- [GIVEN REQUEST]:
From the first line of the listing below, retype each line up to and including the one with "Scatter, XAxis, YAxis"; pictures stay out.

- [DATASET EXTRACT]:

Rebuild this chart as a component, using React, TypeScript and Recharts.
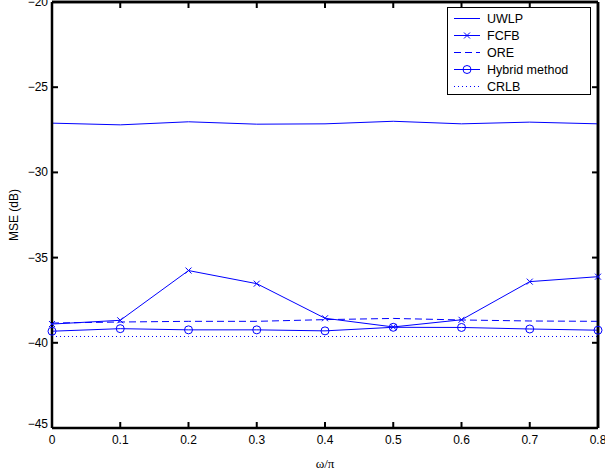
import React from "react";
import { ComposedChart, Line, ReferenceLine, Scatter, XAxis, YAxis } from "recharts";

const omega = [0, 0.1, 0.2, 0.3, 0.4, 0.5, 0.6, 0.7, 0.8];
const uwlp = [-27.11, -27.21, -27.03, -27.17, -27.15, -27.0, -27.15, -27.05, -27.15];
const fcfb = [-38.9, -38.68, -35.76, -36.53, -38.56, -39.07, -38.65, -36.41, -36.12];
const ore = [-38.84, -38.78, -38.74, -38.74, -38.64, -38.57, -38.66, -38.72, -38.74];
const hybrid = [-39.32, -39.17, -39.24, -39.24, -39.3, -39.09, -39.1, -39.19, -39.26];
const crlb = [-39.63, -39.63, -39.63, -39.63, -39.63, -39.63, -39.63, -39.63, -39.63];

const xTicks = [0, 0.1, 0.2, 0.3, 0.4, 0.5, 0.6, 0.7, 0.8];
const yTicks = [-45, -40, -35, -30, -25, -20];

const legendItems = [
  { name: "UWLP", dash: undefined, marker: "none" },
  { name: "FCFB", dash: undefined, marker: "x" },
  { name: "ORE", dash: "7 4", marker: "none" },
  { name: "Hybrid method", dash: undefined, marker: "o" },
  { name: "CRLB", dash: "1 3", marker: "none" },
];

const X_MIN = 0;
const X_MAX = 0.8;
const Y_MIN = -45;
const Y_MAX = -20;

const data = omega.map((w, i) => ({
  w,
  uwlp: uwlp[i],
  fcfb: fcfb[i],
  ore: ore[i],
  hybrid: hybrid[i],
  crlb: crlb[i],
}));

// tick mark anchor points, placed through the axis scales
const bottomTicks = xTicks.map((t) => ({ w: t, y: Y_MIN }));
const topTicks = xTicks.map((t) => ({ w: t, y: Y_MAX }));
const leftTicks = yTicks.map((t) => ({ w: X_MIN, y: t }));
const rightTicks = yTicks.map((t) => ({ w: X_MAX, y: t }));

const BLUE = "#0000ff";
const FONT = "'Liberation Sans', Arial, sans-serif";
const TICK_LEN = 6;

const fmt = (v: number) => (v < 0 ? "\u2212" + Math.abs(v) : String(v));

function BottomLabel(props: any) {
  const { x, y, payload } = props;
  return (
    <text x={x} y={y + 16} textAnchor="middle" fontSize={12} fontFamily={FONT} fill="#000">
      {fmt(payload.value)}
    </text>
  );
}

function LeftLabel(props: any) {
  const { x, y, payload } = props;
  const dy = payload.value === -45 ? -4 : 0;
  return (
    <text x={x - 4} y={y + 4 + dy} textAnchor="end" fontSize={12} fontFamily={FONT} fill="#000">
      {fmt(payload.value)}
    </text>
  );
}

function makeTick(dx: number, dy: number) {
  return function TickMark(props: any) {
    const { cx, cy } = props;
    if (cx == null || cy == null) return null;
    return <line x1={cx} y1={cy} x2={cx + dx * TICK_LEN} y2={cy + dy * TICK_LEN} stroke="#000" strokeWidth={2} />;
  };
}

const TickUp = makeTick(0, -1);
const TickDown = makeTick(0, 1);
const TickRight = makeTick(1, 0);
const TickLeft = makeTick(-1, 0);

function CrossDot(props: any) {
  const { cx, cy } = props;
  if (cx == null || cy == null) return null;
  const s = 3;
  return (
    <g>
      <line x1={cx - s} y1={cy - s} x2={cx + s} y2={cy + s} stroke={BLUE} strokeWidth={1} />
      <line x1={cx - s} y1={cy + s} x2={cx + s} y2={cy - s} stroke={BLUE} strokeWidth={1} />
    </g>
  );
}

function CircleDot(props: any) {
  const { cx, cy } = props;
  if (cx == null || cy == null) return null;
  return <circle cx={cx} cy={cy} r={4} fill="none" stroke={BLUE} strokeWidth={1} />;
}

function LegendBox() {
  return (
    <div
      style={{
        position: "absolute",
        left: 447,
        top: 7,
        width: 142,
        height: 86,
        border: "1.5px solid #000",
        background: "#fff",
        fontFamily: FONT,
        fontSize: 12.5,
      }}
    >
      {legendItems.map((it, i) => (
        <div key={it.name} style={{ position: "absolute", left: 5, top: 2 + i * 17, height: 17, display: "flex", alignItems: "center" }}>
          <svg width={28} height={17} style={{ display: "block" }}>
            <line x1={1} y1={8.5} x2={27} y2={8.5} stroke={BLUE} strokeWidth={1} strokeDasharray={it.dash} />
            {it.marker === "x" && (
              <g>
                <line x1={11} y1={5.5} x2={17} y2={11.5} stroke={BLUE} />
                <line x1={11} y1={11.5} x2={17} y2={5.5} stroke={BLUE} />
              </g>
            )}
            {it.marker === "o" && <circle cx={14} cy={8.5} r={4} fill="none" stroke={BLUE} />}
          </svg>
          <span style={{ marginLeft: 6, color: "#000", whiteSpace: "nowrap" }}>{it.name}</span>
        </div>
      ))}
    </div>
  );
}

export default function App() {
  const axes = { xAxisId: "bottom", yAxisId: "left" };
  return (
    <div style={{ position: "absolute", left: 0, top: 0, width: 605, height: 472, background: "#fff", overflow: "hidden" }}>
      <ComposedChart width={605} height={472} data={data} margin={{ top: 1, right: 6, bottom: 0, left: 0 }}>
        <XAxis
          xAxisId="bottom"
          dataKey="w"
          type="number"
          domain={[X_MIN, X_MAX]}
          ticks={xTicks}
          height={44}
          tickSize={0}
          tickMargin={0}
          tickLine={false}
          axisLine={{ stroke: "#000", strokeWidth: 2.5 }}
          tick={<BottomLabel />}
          interval={0}
          label={{ value: "\u03c9/\u03c0", position: "insideBottom", offset: 4, fill: "#000", fontSize: 13, fontFamily: "'Liberation Serif', 'Times New Roman', serif" }}
        />
        <XAxis
          xAxisId="top"
          orientation="top"
          dataKey="w"
          type="number"
          domain={[X_MIN, X_MAX]}
          ticks={xTicks}
          height={1}
          tickLine={false}
          axisLine={{ stroke: "#000", strokeWidth: 2.5 }}
          tick={false}
        />
        <YAxis
          yAxisId="left"
          type="number"
          domain={[Y_MIN, Y_MAX]}
          ticks={yTicks}
          width={52}
          tickSize={0}
          tickMargin={0}
          tickLine={false}
          axisLine={{ stroke: "#000", strokeWidth: 2.5 }}
          tick={<LeftLabel />}
          interval={0}
          label={{ value: "MSE (dB)", angle: -90, position: "insideLeft", offset: 14, fill: "#000", fontSize: 12, fontFamily: FONT, style: { textAnchor: "middle" } }}
        />
        <YAxis
          yAxisId="right"
          orientation="right"
          type="number"
          domain={[Y_MIN, Y_MAX]}
          ticks={yTicks}
          width={1}
          tickLine={false}
          axisLine={{ stroke: "#000", strokeWidth: 2.5 }}
          tick={false}
        />
        <ReferenceLine {...axes} y={Y_MAX} stroke="#000" strokeWidth={2.5} />
        <ReferenceLine {...axes} x={X_MAX} stroke="#000" strokeWidth={2.5} />
        <Line {...axes} dataKey="uwlp" name="UWLP" stroke={BLUE} strokeWidth={1} dot={false} isAnimationActive={false} />
        <Line {...axes} dataKey="fcfb" name="FCFB" stroke={BLUE} strokeWidth={1} dot={<CrossDot />} isAnimationActive={false} />
        <Line {...axes} dataKey="ore" name="ORE" stroke={BLUE} strokeWidth={1} strokeDasharray="7 4" dot={false} isAnimationActive={false} />
        <Line {...axes} dataKey="hybrid" name="Hybrid method" stroke={BLUE} strokeWidth={1} dot={<CircleDot />} isAnimationActive={false} />
        <Line {...axes} dataKey="crlb" name="CRLB" stroke={BLUE} strokeWidth={1} strokeDasharray="1 3" dot={false} isAnimationActive={false} />
        <Scatter {...axes} data={bottomTicks} dataKey="y" shape={<TickUp />} isAnimationActive={false} />
        <Scatter {...axes} data={topTicks} dataKey="y" shape={<TickDown />} isAnimationActive={false} />
        <Scatter {...axes} data={leftTicks} dataKey="y" shape={<TickRight />} isAnimationActive={false} />
        <Scatter {...axes} data={rightTicks} dataKey="y" shape={<TickLeft />} isAnimationActive={false} />
      </ComposedChart>
      <LegendBox />
    </div>
  );
}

- [ANSWER TO THE EXERCISE]:
Rebuild this chart as a component, using React, TypeScript and Recharts.
import React from "react";
import { ComposedChart, Line, ReferenceLine, Scatter, XAxis, YAxis } from "recharts";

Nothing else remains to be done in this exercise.